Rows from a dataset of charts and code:
********
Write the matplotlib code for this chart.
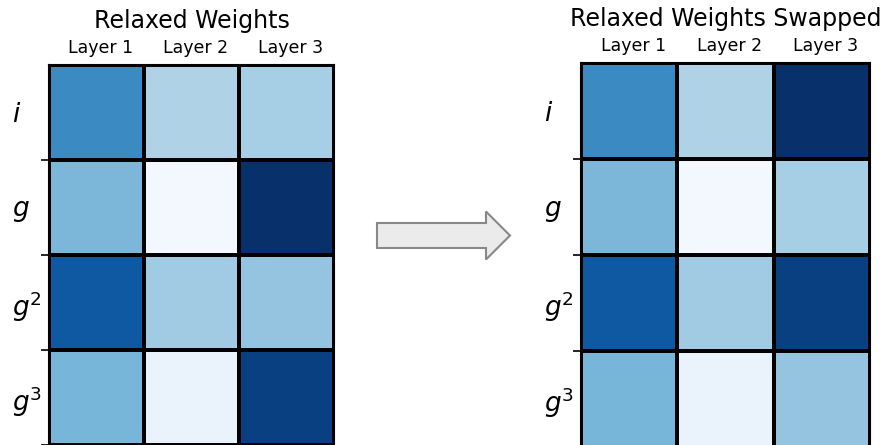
import numpy as np
import matplotlib
matplotlib.use('Agg')
import matplotlib.pyplot as plt
import matplotlib.patches as mpatches
import matplotlib.transforms as mtransforms

# labels
layers = ['Layer 1', 'Layer 2', 'Layer 3']
powers = ['$i$', '$g$', '$g^2$', '$g^3$']

# weights (Blues, 0..1)
relaxed = [
    [0.65, 0.32, 0.35],
    [0.46, 0.02, 1.00],
    [0.84, 0.37, 0.40],
    [0.47, 0.07, 0.94],
]
swapped = [
    [0.65, 0.32, 1.00],
    [0.46, 0.02, 0.35],
    [0.84, 0.37, 0.94],
    [0.47, 0.07, 0.40],
]

W, H = 888, 445
fig = plt.figure(figsize=(W / 100, H / 100), dpi=100)


def px_axes(left, top, width, height):
    # axes placed in pixel units of the final image
    return fig.add_axes([left / W, 1 - (top + height) / H, width / W, height / H])


def draw_heatmap(ax, data, title):
    data = np.array(data)
    nr, nc = data.shape
    ax.pcolormesh(data, cmap='Blues', vmin=0, vmax=1,
                  edgecolors='black', linewidth=1.5)
    ax.set_xlim(0, nc)
    ax.set_ylim(nr, 0)
    for s in ax.spines.values():
        s.set_linewidth(1.5)

    ax.xaxis.tick_top()
    ax.set_xticks(np.arange(nc) + 0.5)
    ax.set_xticklabels(layers, fontsize=12.5)
    ax.tick_params(axis='x', length=0, pad=6)
    # layer names sit a few pixels right of the cell centres
    shift = mtransforms.ScaledTranslation(4 / 100, 0, fig.dpi_scale_trans)
    for lbl in ax.get_xticklabels():
        lbl.set_transform(lbl.get_transform() + shift)

    # ticks at row boundaries, labels at row centres
    ax.set_yticks(np.arange(1, nr + 1))
    ax.set_yticklabels([])
    ax.tick_params(axis='y', which='major', length=6, width=1.2)
    ax.set_yticks(np.arange(nr) + 0.5, minor=True)
    ax.set_yticklabels(powers, minor=True, fontsize=19, ha='left')
    ax.tick_params(axis='y', which='minor', length=0, pad=27)

    ax.set_title(title, fontsize=17, pad=8)


ax1 = px_axes(49, 65, 285, 380)
draw_heatmap(ax1, relaxed, 'Relaxed Weights')

ax2 = px_axes(581, 63, 289, 384)
draw_heatmap(ax2, swapped, 'Relaxed Weights Swapped')

# arrow in the middle
overlay = fig.add_axes([0, 0, 1, 1], zorder=-1)
overlay.set_xlim(0, W)
overlay.set_ylim(H, 0)
overlay.axis('off')
overlay.add_patch(mpatches.FancyArrow(377, 235.5, 133, 0, width=25,
                                      head_width=48, head_length=24,
                                      length_includes_head=True,
                                      facecolor='#ebebeb', edgecolor='#888888',
                                      linewidth=1.5))

fig.savefig('out.png', dpi=100)
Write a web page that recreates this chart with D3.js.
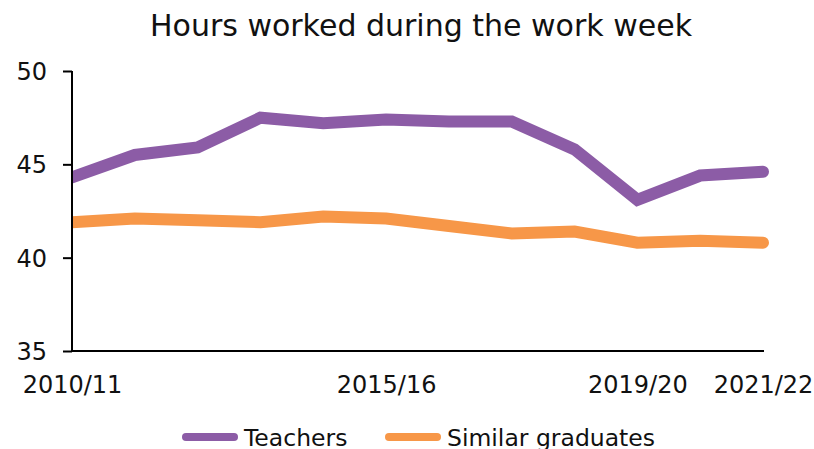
<!DOCTYPE html>
<html>
<head>
<meta charset="utf-8">
<script src="https://cdn.jsdelivr.net/npm/d3@7"></script>
<style>
  body { margin: 0; background: #fff; }
  text { font-family: "DejaVu Sans", sans-serif; fill: #111; }
</style>
</head>
<body>
<svg id="chart" width="814" height="449"></svg>
<script>
const years = ["2010/11", "2011/12", "2012/13", "2013/14", "2014/15", "2015/16",
  "2016/17", "2017/18", "2018/19", "2019/20", "2020/21", "2021/22"];
const teachers = [44.3, 45.5, 45.9, 47.5, 47.2, 47.4, 47.3, 47.3, 45.8, 43.1, 44.4, 44.6];
const graduates = [41.9, 42.1, 42.0, 41.9, 42.2, 42.1, 41.7, 41.3, 41.4, 40.8, 40.9, 40.8];
const xLabels = ["2010/11", "2015/16", "2019/20", "2021/22"];
const yTicks = [35, 40, 45, 50];

const svg = d3.select("#chart");

// escalas
const x = d3.scalePoint().domain(years).range([72, 763]);
const y = d3.scaleLinear().domain([35, 50]).range([351, 71]);

// titulo
svg.append("text")
  .attr("x", 421).attr("y", 36)
  .attr("text-anchor", "middle")
  .style("font-size", "30px")
  .text("Hours worked during the work week");

// recorte para que la linea empiece en el eje
svg.append("clipPath").attr("id", "clip")
  .append("rect").attr("x", 72).attr("y", 0).attr("width", 742).attr("height", 449);

const line = d3.line().x((d, i) => x(years[i])).y(d => y(d));

const series = [
  { name: "Teachers", values: teachers, color: "#8c5ca6" },
  { name: "Similar graduates", values: graduates, color: "#f79748" }
];

svg.append("g").attr("clip-path", "url(#clip)")
  .selectAll("path")
  .data(series)
  .enter()
  .append("path")
  .attr("d", d => line(d.values))
  .attr("fill", "none")
  .attr("stroke", d => d.color)
  .attr("stroke-width", 12)
  .attr("stroke-linejoin", "miter")
  .attr("stroke-linecap", "round");

// eje y
const yAxis = svg.append("g")
  .attr("transform", "translate(72,0)")
  .call(d3.axisLeft(y).tickValues(yTicks).tickSize(9).tickPadding(16));
yAxis.select(".domain").attr("stroke", "#000").attr("stroke-width", 2).attr("d", "M0,71V352");
yAxis.selectAll(".tick line").attr("stroke", "#000").attr("stroke-width", 2);
yAxis.selectAll(".tick text").style("font-size", "24px").attr("fill", "#111").attr("dy", "0.36em");

// eje x
const xAxis = svg.append("g")
  .attr("transform", "translate(0,351)")
  .call(d3.axisBottom(x).tickValues(xLabels).tickSize(0));
xAxis.select(".domain").attr("stroke", "#000").attr("stroke-width", 2).attr("d", "M71,0H764");
xAxis.selectAll(".tick text").style("font-size", "24px").attr("fill", "#111")
  .attr("y", 42).attr("dy", 0);

// leyenda
const legend = svg.append("g").selectAll("g")
  .data(series)
  .enter()
  .append("g")
  .attr("transform", (d, i) => `translate(${[182, 385][i]},437)`);

legend.append("line")
  .attr("x1", 4).attr("x2", 52)
  .attr("stroke", d => d.color)
  .attr("stroke-width", 8)
  .attr("stroke-linecap", "round");

legend.append("text")
  .attr("x", 62).attr("y", 9)
  .style("font-size", "23.5px")
  .text(d => d.name);
</script>
</body>
</html>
********
> _Brief_: Extract the part of the records that opens with the line containing "Write a web" and closes with the line containing "worked during the". Take only those lines, exactly, and no pictures.

> _Written solution_:
Write a web page that recreates this chart with D3.js.
<!DOCTYPE html>
<html>
<head>
<meta charset="utf-8">
<script src="https://cdn.jsdelivr.net/npm/d3@7"></script>
<style>
  body { margin: 0; background: #fff; }
  text { font-family: "DejaVu Sans", sans-serif; fill: #111; }
</style>
</head>
<body>
<svg id="chart" width="814" height="449"></svg>
<script>
const years = ["2010/11", "2011/12", "2012/13", "2013/14", "2014/15", "2015/16",
  "2016/17", "2017/18", "2018/19", "2019/20", "2020/21", "2021/22"];
const teachers = [44.3, 45.5, 45.9, 47.5, 47.2, 47.4, 47.3, 47.3, 45.8, 43.1, 44.4, 44.6];
const graduates = [41.9, 42.1, 42.0, 41.9, 42.2, 42.1, 41.7, 41.3, 41.4, 40.8, 40.9, 40.8];
const xLabels = ["2010/11", "2015/16", "2019/20", "2021/22"];
const yTicks = [35, 40, 45, 50];

const svg = d3.select("#chart");

// escalas
const x = d3.scalePoint().domain(years).range([72, 763]);
const y = d3.scaleLinear().domain([35, 50]).range([351, 71]);

// titulo
svg.append("text")
  .attr("x", 421).attr("y", 36)
  .attr("text-anchor", "middle")
  .style("font-size", "30px")
  .text("Hours worked during the work week");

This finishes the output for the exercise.